EDMUND JOHN NIEMANN

(1813 – 1876)

A View of the Abbey of St. Albans

Oil on canvas: 25 x 40 ins. Framed Signed and inscribed lower right

Provenance: Oil on canvas: 25 x 40 ins. Framed
Signed and inscribed lower right

As indicated by his family name, Niemann was of German descent but was born in London. He initially worked in the insurance industry at Lloyds but became a full-time artist in 1839, settling in High Wycombe and specialising in plein-air landscapes of the local scenery. It could well have been during this period that the present view of the Abbey of St.Albans, an impressive example of Norman architecture dating from the 11th.century with the longest nave in England, was executed. It is probably taken from the viewpoint of the Gorhambury Estate, a local Palladian mansion, and shows the great crossing tower. The Abbey’s importance, architectural and otherwise, was recognised in 1877 when it was elevated to Cathedral status. From 1844 to 1872 Niemann exhibited at the Royal Academy and from the following year at the British Institution.

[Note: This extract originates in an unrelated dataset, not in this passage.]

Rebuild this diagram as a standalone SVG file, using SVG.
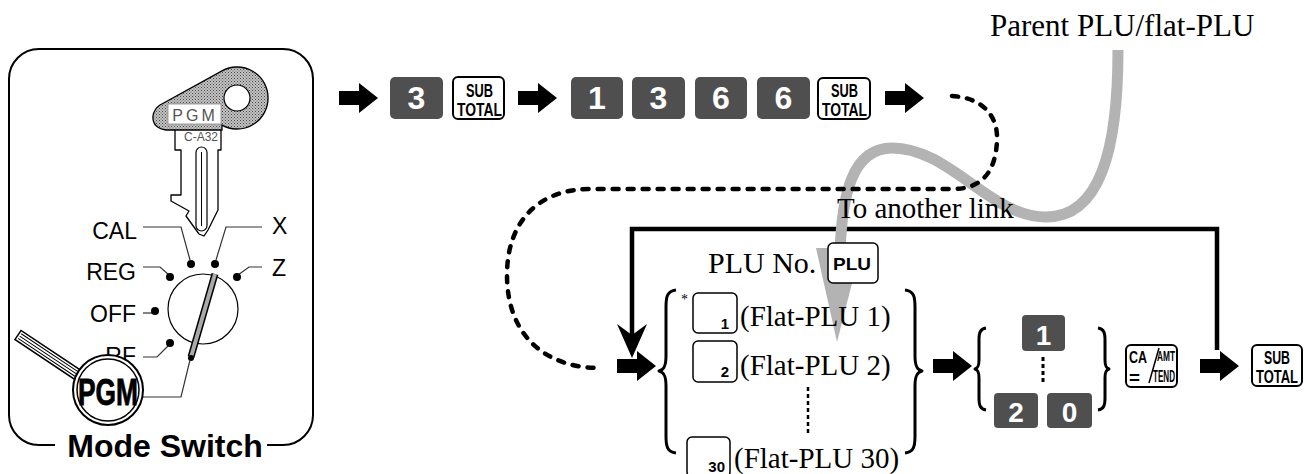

Other of the artist’s favoured locations were along the Thames, and the area around Swale, near Richmond in Yorkshire.   Niemann’s work is mentioned in the critical literature of G.H.Shepherd and Paviere, as well as Christopher Wood’s exhaustive ‘Dictionary of Victorian Painters’ (1971). His son Edward J.Niemann was also a landscape painter in his father’s style.